According to Beatrice Longuenesse all agree that the core of Kant's response to Hume in the Second Analogy is that causality is presupposed in the representation of objective succession. It has been less evident to commentators how it follows that the phenomenal world itself is governed by necessary, causal laws. Strawson labeled Kant's argument "a non-sequitur of numbing grossness". Longuenesse provides a guarded defense of Kant, arguing that the necessity of causal connections is implied in our a priori intuition of time. In particular, our perception of such connections involves necessity in the Kantian sense of "existence at all times" insofar as the connection is "preserved though time" from cause to effect. Without such necessity there would be no individuation of events, nor unity or continuity in time itself. As Longuenesse seems to concede, no one would be convinced by this who had not already swallowed most of Kant's metaphysics (e.g. no Humean). Still, the intuition of time does seem to have a role in the Second Analogy, and Longuenesse offers a plausible suggestion what it might be.

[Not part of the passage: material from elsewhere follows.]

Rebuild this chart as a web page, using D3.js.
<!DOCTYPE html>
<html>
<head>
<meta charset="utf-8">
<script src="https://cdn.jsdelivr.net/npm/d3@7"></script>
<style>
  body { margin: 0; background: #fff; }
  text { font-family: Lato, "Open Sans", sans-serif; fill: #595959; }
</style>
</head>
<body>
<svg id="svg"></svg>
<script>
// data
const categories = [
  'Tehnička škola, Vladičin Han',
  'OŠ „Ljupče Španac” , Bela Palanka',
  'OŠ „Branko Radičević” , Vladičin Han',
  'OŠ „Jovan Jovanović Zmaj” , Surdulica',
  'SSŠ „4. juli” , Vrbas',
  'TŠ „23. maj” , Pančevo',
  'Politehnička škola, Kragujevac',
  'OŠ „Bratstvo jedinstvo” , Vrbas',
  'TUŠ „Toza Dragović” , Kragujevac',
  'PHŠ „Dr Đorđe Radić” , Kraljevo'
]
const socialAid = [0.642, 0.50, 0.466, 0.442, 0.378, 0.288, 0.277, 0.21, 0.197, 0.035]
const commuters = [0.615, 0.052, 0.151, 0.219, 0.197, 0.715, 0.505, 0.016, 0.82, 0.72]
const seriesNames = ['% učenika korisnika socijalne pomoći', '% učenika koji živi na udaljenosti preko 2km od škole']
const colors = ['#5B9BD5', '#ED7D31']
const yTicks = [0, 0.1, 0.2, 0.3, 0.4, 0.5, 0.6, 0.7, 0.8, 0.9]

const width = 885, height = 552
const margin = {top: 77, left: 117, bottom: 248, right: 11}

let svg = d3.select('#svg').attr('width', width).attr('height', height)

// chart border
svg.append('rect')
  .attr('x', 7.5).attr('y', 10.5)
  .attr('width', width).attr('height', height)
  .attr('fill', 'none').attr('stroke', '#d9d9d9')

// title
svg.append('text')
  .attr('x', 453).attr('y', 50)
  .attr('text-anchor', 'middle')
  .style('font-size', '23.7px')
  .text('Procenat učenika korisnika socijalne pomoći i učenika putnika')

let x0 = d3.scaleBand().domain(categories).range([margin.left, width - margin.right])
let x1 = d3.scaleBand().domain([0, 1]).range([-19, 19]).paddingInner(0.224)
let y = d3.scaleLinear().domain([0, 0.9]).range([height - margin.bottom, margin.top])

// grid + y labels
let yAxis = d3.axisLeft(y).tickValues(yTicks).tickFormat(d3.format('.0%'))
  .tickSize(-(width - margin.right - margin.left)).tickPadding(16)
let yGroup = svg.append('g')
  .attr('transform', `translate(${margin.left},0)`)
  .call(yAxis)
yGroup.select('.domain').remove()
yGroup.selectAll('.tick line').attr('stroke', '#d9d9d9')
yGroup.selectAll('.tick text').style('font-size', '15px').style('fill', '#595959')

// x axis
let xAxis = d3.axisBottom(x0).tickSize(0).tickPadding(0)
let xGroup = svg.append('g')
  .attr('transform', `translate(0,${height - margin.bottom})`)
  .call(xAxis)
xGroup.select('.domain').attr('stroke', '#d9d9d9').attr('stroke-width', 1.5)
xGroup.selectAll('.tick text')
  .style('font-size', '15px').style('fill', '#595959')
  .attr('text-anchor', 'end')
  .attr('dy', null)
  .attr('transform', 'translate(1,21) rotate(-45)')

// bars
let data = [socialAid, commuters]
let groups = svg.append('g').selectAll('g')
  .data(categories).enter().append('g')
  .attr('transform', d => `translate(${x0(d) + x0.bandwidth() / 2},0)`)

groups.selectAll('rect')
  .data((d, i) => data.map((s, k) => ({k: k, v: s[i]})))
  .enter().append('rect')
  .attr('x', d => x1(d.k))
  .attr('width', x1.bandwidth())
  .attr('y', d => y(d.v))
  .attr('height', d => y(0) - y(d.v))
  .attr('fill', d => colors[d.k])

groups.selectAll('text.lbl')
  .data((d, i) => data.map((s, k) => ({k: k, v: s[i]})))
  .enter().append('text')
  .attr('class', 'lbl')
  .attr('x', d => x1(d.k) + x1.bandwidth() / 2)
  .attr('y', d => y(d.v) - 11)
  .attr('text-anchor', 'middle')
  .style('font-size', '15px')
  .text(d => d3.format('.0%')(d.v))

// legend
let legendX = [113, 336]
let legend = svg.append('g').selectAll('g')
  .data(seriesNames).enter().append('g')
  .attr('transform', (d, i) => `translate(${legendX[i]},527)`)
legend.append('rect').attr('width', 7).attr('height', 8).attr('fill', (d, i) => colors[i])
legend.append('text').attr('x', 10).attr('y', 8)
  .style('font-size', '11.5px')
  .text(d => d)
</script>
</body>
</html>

I remarked earlier that the field of contributors to this collection is highly distinguished. It is also relatively senior: all but one (Lisa Downing) have full professor or emeritus standing; several occupy named chairs. Because the authors are so accomplished, one is not surprised that the papers are uniformly excellent. Nor is one disappointed -- quite the contrary -- that many of the entries develop or revise readings introduced in earlier works, or rejoin longstanding controversies about interpretation. The editors promise the "state of the art" in early modern philosophy, not its "cutting edge". In fulfilling that promise they provide a fitting testament to the legacy of Margaret Wilson.

Works Cited

Curley, E. M. 1978. Descartes Against the Skeptics. Oxford: Blackwell.

Friedman, Michael. 1992. Kant and the Exact Sciences. Cambridge, MA: Harvard University Press.

Wilson, Margaret. 1991. "History of Philosophy in Philosophy Today; and the Case of the Sensible Qualities", Philosophical Review 101: 191-243.